There are times when I become aware of the immensity of creation, and our world. With its hundreds of millions of people each with life experiences and stories; of the thousands and thousands of communities I will never know or visit but which is home and familiar to others. All of this is on a small planet orbiting a relatively small and insignificant star amongst the billions of stars in the universe. At these times I feel small and insignificant – like speck of sand on a miles long beach.
But there are other times such as this morning when I went to see my dentist to get a crown re-cemented. Wearing my clerical collar reminded him I was a parish pastor. He began to tell me (in very general terms) of a conversation this morning with a neighbor of his (of whom he is quite fond) with whom he had spoken this morning and who was in distress because of his wife’s health status. One or two of the details he mentioned matched ones I am quite familiar with from the parish. I asked if he was speaking of a couple from St Paul’s. As it turns out he is one of a group of wonderful neighbors surrounding this older couple from our parish. I was able to let him know of what we are doing in the parish to provide a network of support and that we knew of and appreciated the support the neighbors are providing as well. It was one of those “small world” moments that happen every now and again.
But then which is it – a big world of which we are just a microscopic speck OR a small world in which we have connections and can make a difference. At this point my many years of Anglican theological training can show forth brightly as I make the unequivocally reply to that question – “YES!” It is both.
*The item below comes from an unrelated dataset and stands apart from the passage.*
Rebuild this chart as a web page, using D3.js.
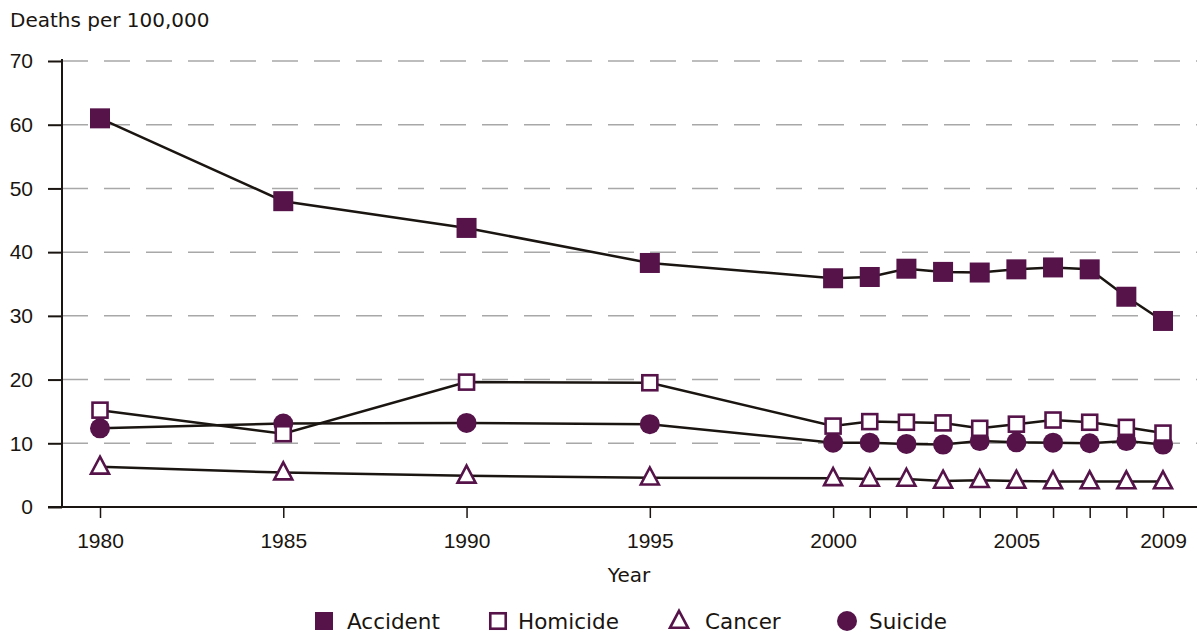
<!DOCTYPE html>
<html><head><meta charset="utf-8">
<script src="https://cdn.jsdelivr.net/npm/d3@7"></script>
<style>body{margin:0;background:#fff;} svg{display:block;}</style>
</head><body>
<svg id="c" width="1197" height="637"></svg>
<script>
const years = [1980,1985,1990,1995,2000,2001,2002,2003,2004,2005,2006,2007,2008,2009];
const xTickLabels = [1980,1985,1990,1995,2000,2005,2009];
const yTicks = [0,10,20,30,40,50,60,70];
const accident = [61,48,43.8,38.3,35.9,36.1,37.4,36.9,36.8,37.3,37.6,37.3,33.0,29.2];
const homicide = [15.2,11.5,19.6,19.5,12.7,13.4,13.3,13.2,12.35,13.0,13.65,13.3,12.5,11.6];
const cancer = [6.3,5.4,4.9,4.6,4.5,4.4,4.4,4.1,4.2,4.1,4.0,4.0,4.0,4.0];
const suicide = [12.35,13.1,13.2,13.0,10.1,10.1,9.9,9.8,10.35,10.15,10.1,10.0,10.35,9.8];
const seriesNames = ["Accident","Homicide","Cancer","Suicide"];

const purple = "#55134a";
const ink = "#1a1510";
const svg = d3.select("#c");
const x = d3.scaleLinear().domain([1980,2009]).range([100,1163]);
const y = d3.scaleLinear().domain([0,70]).range([507,61]);

// grid
svg.append("g").selectAll("line").data(yTicks.filter(d=>d>0)).join("line")
  .attr("x1",62).attr("x2",1197).attr("y1",d=>y(d)).attr("y2",d=>y(d))
  .attr("stroke","#a8a8a8").attr("stroke-width",1.5).attr("stroke-dasharray","26,16");

// y axis
const ya = svg.append("g").attr("transform","translate(62,0)")
  .call(d3.axisLeft(y).tickValues(yTicks).tickSize(14).tickPadding(15).tickFormat(d3.format("d")));
ya.select(".domain").remove();
ya.selectAll(".tick line").attr("stroke",ink).attr("stroke-width",2);
ya.selectAll("text").attr("font-family","Liberation Sans").attr("font-size",21).attr("fill",ink);
svg.append("line").attr("x1",62).attr("x2",62).attr("y1",y(70)-2).attr("y2",y(0)+1).attr("stroke",ink).attr("stroke-width",2);

// x axis
const xa = svg.append("g").attr("transform","translate(0,507)")
  .call(d3.axisBottom(x).tickValues(years).tickSize(11).tickPadding(15)
    .tickFormat(d=>xTickLabels.includes(d)?d:""));
xa.select(".domain").remove();
xa.selectAll(".tick line").attr("stroke",ink).attr("stroke-width",1.5);
xa.selectAll("text").attr("font-family","Liberation Sans").attr("font-size",21).attr("fill",ink);
svg.append("line").attr("x1",48).attr("x2",1197).attr("y1",507).attr("y2",507).attr("stroke",ink).attr("stroke-width",2);

svg.append("text").attr("x",10).attr("y",27).text("Deaths per 100,000")
  .attr("font-family","DejaVu Sans").attr("font-size",20).attr("fill",ink);
svg.append("text").attr("x",629).attr("y",582).attr("text-anchor","middle").text("Year")
  .attr("font-family","DejaVu Sans").attr("font-size",20).attr("fill",ink);

const line = d3.line().x((d,i)=>x(years[i])).y(d=>y(d));
const all = [accident,homicide,cancer,suicide];
all.forEach(s=>{
  svg.append("path").attr("d",line(s)).attr("fill","none").attr("stroke",ink).attr("stroke-width",2.5);
});

function marker(g, type, cx, cy, scale){
  scale = scale||1;
  if(type==="Accident"){
    const s=20*scale;
    g.append("rect").attr("x",cx-s/2).attr("y",cy-s/2).attr("width",s).attr("height",s).attr("fill",purple);
  } else if(type==="Homicide"){
    const s=15*scale;
    g.append("rect").attr("x",cx-s/2).attr("y",cy-s/2).attr("width",s).attr("height",s).attr("fill","#fff").attr("stroke",purple).attr("stroke-width",2.6);
  } else if(type==="Cancer"){
    const w=18*scale, h=17*scale;
    g.append("path").attr("d",`M${cx},${cy-h*0.6}L${cx+w/2},${cy+h*0.4}L${cx-w/2},${cy+h*0.4}Z`)
      .attr("fill","#fff").attr("stroke",purple).attr("stroke-width",2.6).attr("stroke-linejoin","miter");
  } else {
    g.append("circle").attr("cx",cx).attr("cy",cy).attr("r",10*scale).attr("fill",purple);
  }
}
const mg = svg.append("g");
[["Cancer",cancer],["Suicide",suicide],["Homicide",homicide],["Accident",accident]].forEach(([n,s])=>{
  s.forEach((v,i)=>marker(mg,n,x(years[i]),y(v)));
});

// legend
const legX = [324,498,679,847];
const legTextX = [347,518,705,869];
const legScale = [0.9,1.03,1,1];
const lg = svg.append("g");
seriesNames.forEach((n,i)=>{
  marker(lg,n,legX[i],621,legScale[i]);
  lg.append("text").attr("x",legTextX[i]).attr("y",629).text(n)
    .attr("font-family","DejaVu Sans").attr("font-size",21.5).attr("fill",ink);
});
</script>
</body></html>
We live in a large world of which we are a small part. We can feel alone and isolated. We can see the macrocosm of eons and glacial periods, of the sweep of history and our few moments on the vast stage of history as a bit player – hardly seen or noticed here in the back row.
Yet we also live in connected communities of people where who we are and what we do matters greatly. We can provide comfort, solace, joy and support for others or receive it for ourselves as is appropriate. We are reminded of the story seen in books and on the internet of the woman walking the beach and every time she found a stranded starfish she flung it back into the ocean. Another person observing her told her “with all of the miles of beach and thousands of starfish doing that really doesn’t make a difference.” Flinging another starfish back into the life-giving water she said simply “it mattered to that one.”
That is our situation as well. We live in a big world where we cannot heal all the horrific conditions and hurts we see; nor end the misery and poverty we observe; nor give to every worthy cause or support every effort we see that has merit. We have to make choices. But they are important choices and when we make them in concert with the Gospel we make a difference in the lives of others. We, in whatever way we are able, help another to be immersed in life-giving care and concern. I recall one woman asking me how to live out the baptismal promises of “serving Christ in all persons” There is only one way to do it, I found myself saying, – one person at a time. Make a difference for this one, and then this one and then this one. It doesn’t seem very much on the big world scale but it means everything to those in the small world. Make a difference where you can and when you can and for whom you can – but that moves God’s project to re-make the world as it ought to be one step closer.